Le colonialisme a fait du Sud algérien que chantèrent les poètes, un champ de mort lente. 

« Visitez Bou-Saâda, la cité du bonheur». Les Guides bleus recommandent aussi les danses des Ouled-Naïls. Et les peintres officiels grassement subventionnés rapportent du Sud algérien tableaux où tout est rose : les faces réjouies des gosses, les riches toilettes des femmes, les couchers de soleil derrière la chevelure des palmiers légèrement courbés sous le poids de lourds régimes de  dattes…

Derrière ce voile mensonger la réalité est horrible, tragique.
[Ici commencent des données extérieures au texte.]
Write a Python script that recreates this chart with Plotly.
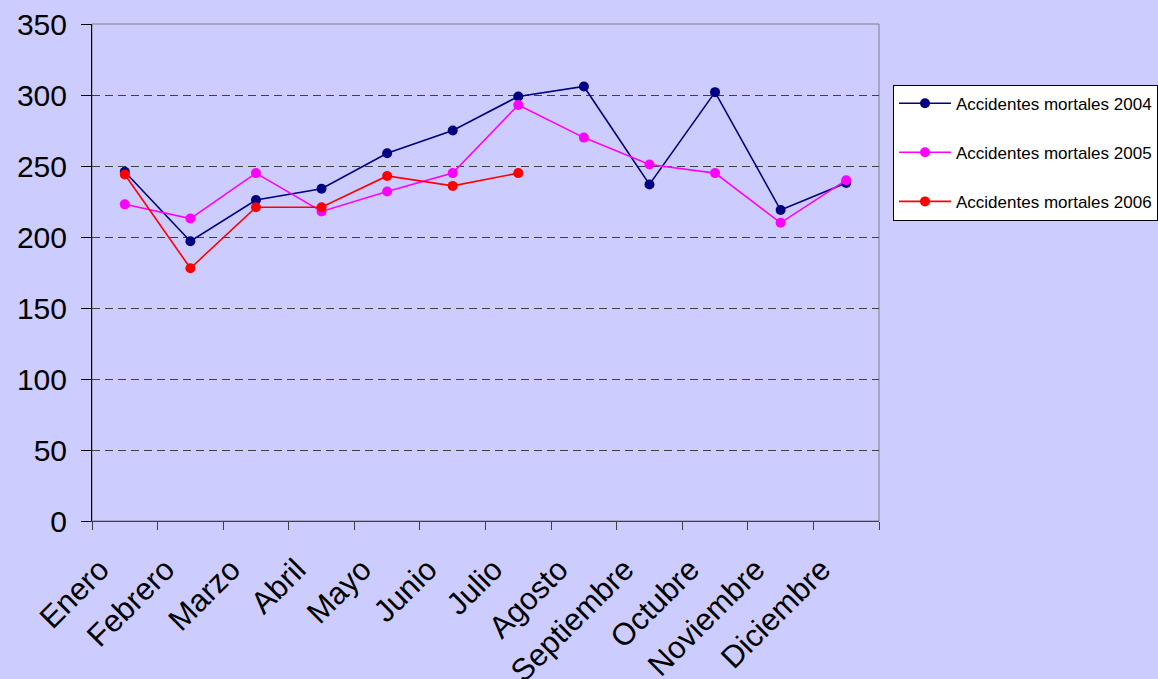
import plotly.graph_objects as go

months = ["Enero", "Febrero", "Marzo", "Abril", "Mayo", "Junio", "Julio",
          "Agosto", "Septiembre", "Octubre", "Noviembre", "Diciembre"]
y2004 = [246, 197, 226, 234, 259, 275, 299, 306, 237, 302, 219, 238]
y2005 = [223, 213, 245, 218, 232, 245, 293, 270, 251, 245, 210, 240]
y2006 = [244, 178, 221, 221, 243, 236, 245]
series_names = ["Accidentes mortales 2004", "Accidentes mortales 2005", "Accidentes mortales 2006"]
y_ticks = [0, 50, 100, 150, 200, 250, 300, 350]

colors = ["#000080", "#FF00FF", "#FF0000"]
FONT = "Liberation Sans, Arial, sans-serif"

fig = go.Figure()
for i, (name, vals) in enumerate(zip(series_names, [y2004, y2005, y2006])):
    fig.add_trace(go.Scatter(
        x=list(range(len(vals))), y=vals, name=name, mode="lines+markers",
        line=dict(color=colors[i], width=1.6),
        marker=dict(color=colors[i], size=10),
        legendgroup=f"g{i}",
    ))

# tick marks at category boundaries, labels attached to the left boundary
tickvals = [i - 0.5 for i in range(len(months) + 1)]
ticktext = months + [""]

fig.update_layout(
    width=1158, height=679,
    margin=dict(l=92, r=279, t=24, b=158, autoexpand=False),
    paper_bgcolor="#CCCCFF", plot_bgcolor="#CCCCFF",
    font=dict(family=FONT, color="#000000"),
    showlegend=True,
    legend=dict(
        x=1.0178, y=0.878, xanchor="left", yanchor="top",
        bgcolor="#FFFFFF", bordercolor="#000000", borderwidth=1,
        font=dict(family=FONT, size=17, color="#000000"),
        tracegroupgap=24,
        itemwidth=52,
    ),
    shapes=[dict(type="rect", xref="paper", yref="paper", x0=0, y0=0, x1=1, y1=1,
                 line=dict(color="#808080", width=1), layer="below")],
)
fig.update_xaxes(
    range=[-0.5, 11.5], tickmode="array", tickvals=tickvals, ticktext=ticktext,
    tickangle=-45, tickfont=dict(size=31, family=FONT),
    ticklabelshift=8, ticklabelstandoff=9, automargin=False,
    showgrid=False, zeroline=False,
    showline=True, linecolor="#404040", linewidth=1,
    ticks="outside", ticklen=8, tickcolor="#404040",
)
fig.update_yaxes(
    range=[0, 350], tickmode="array", tickvals=y_ticks,
    tickfont=dict(size=30, family=FONT),
    ticklabelstandoff=8, automargin=False,
    showgrid=True, gridcolor="#404040", gridwidth=1, griddash="8px,5px",
    zeroline=False,
    showline=True, linecolor="#000000", linewidth=1,
    ticks="outside", ticklen=10, tickcolor="#000000",
)

fig.write_html("out.html", config={"displayModeBar": False},
               post_script="document.body.style.margin='0';document.body.style.overflow='hidden';")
Dans le grand building du gouvernement général – surnommé Caverne d’Ali-Baba par les Algériens – et qui dresse sa silhouette insolente face à la misérable Casbah d’Alger, se trouve une direction des Territoires du Sud. Car l’Algérie, que la presse réactionnaire présente comme un « prolongement de la France », est divisée en deux parties : le Nord, administré par les préfets, les sous-préfets, les administrateurs, les bachaghas et les caïds ; et le Sud, qui est divisé en immenses territoires à la tête desquels se trouvent des militaires.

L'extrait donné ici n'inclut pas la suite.